The more than 30-bed facility, was rehabilitated at a total cost of GH¢152,340.00 by TOBINCO Pharmaceuticals Limited, which also adopted the facility to ensure its regular upkeep.
Lt. Gen. Smith, who unveiled a plague and cut the tape to inaugurate the block, thanked the benefactors for their commitment and support towards the institution.
He noted: “This will go a long way to motivate the staff of the centre to work harder to ensure quality health service delivery.”
He explained that most of the structures and facilities at the Hospital are very old, dating as far back as the World-war II, and therefore needed major renovations.
He indicated that as the National Emergency and Disaster centre, the 37 Military Hospitals is expected to expand its services to the wider public and to achieve its objectives, it must have a separate budget to effectively run affairs.
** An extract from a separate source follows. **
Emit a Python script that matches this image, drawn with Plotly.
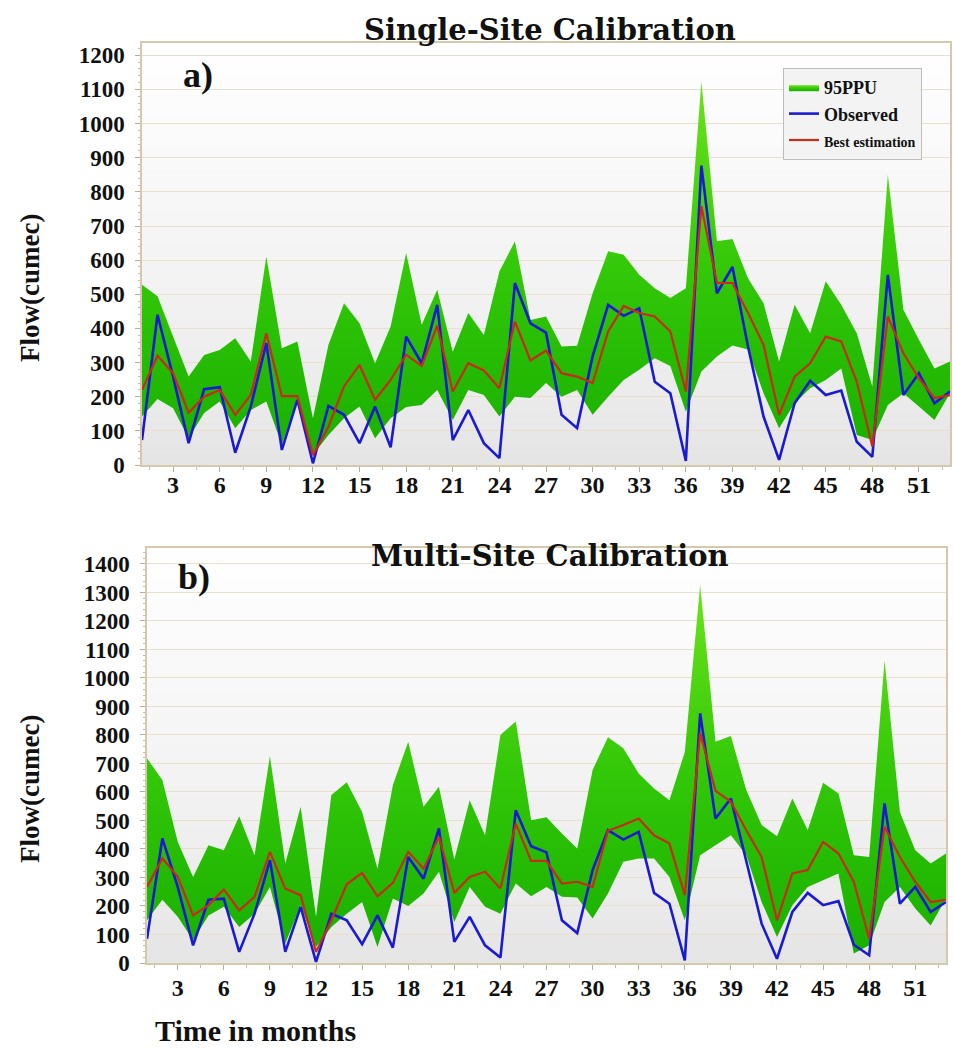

He said the Hospital currently depends on the budget of the Ministry of Defence and its Internally Generated Fund, which are woefully inadequate.
Lt. Gen. Smith said the Ministry has written to Ministry of Finance and Economic Planning, requesting for a separate budget to be drawn for the Hospital.
He said his sector Ministry intends to make the Hospital an envy of West Africa.
He called on philanthropists and corporate institutions to emulate the gesture of TOBINCO Pharmaceuticals Limited to help expand medical facilities to promote high standards in the country’s medical and health facilities.
Mr. Isaac Obed Brown, Financial Controller, of the company said the rehabilitation exercise was in line with TOBINCO’s corporate social responsibility.
He said the Hospital plays a critical role in emergency health service delivery, and needed to be supported to encourage not only hard work among the staff but also provide a conducive environment for both patients and staff.
He urged the hospital administrators to adopt high sense of maintenance culture to prolong the healthy use of the facility.
Brigadier General Paul Kponyoh of the medical facility explained that the emergency unit of the hospital has been decentralised to fulfill its new assignment as a Medical Emergency and Disaster Centre.
These, he said included the gynaecology, paediatric as well as the neonatal units which are now separated in terms of emergency, apart from the medical and surgical emergency units and therefore needed theatres to prevent obstruction and delays in surgeries.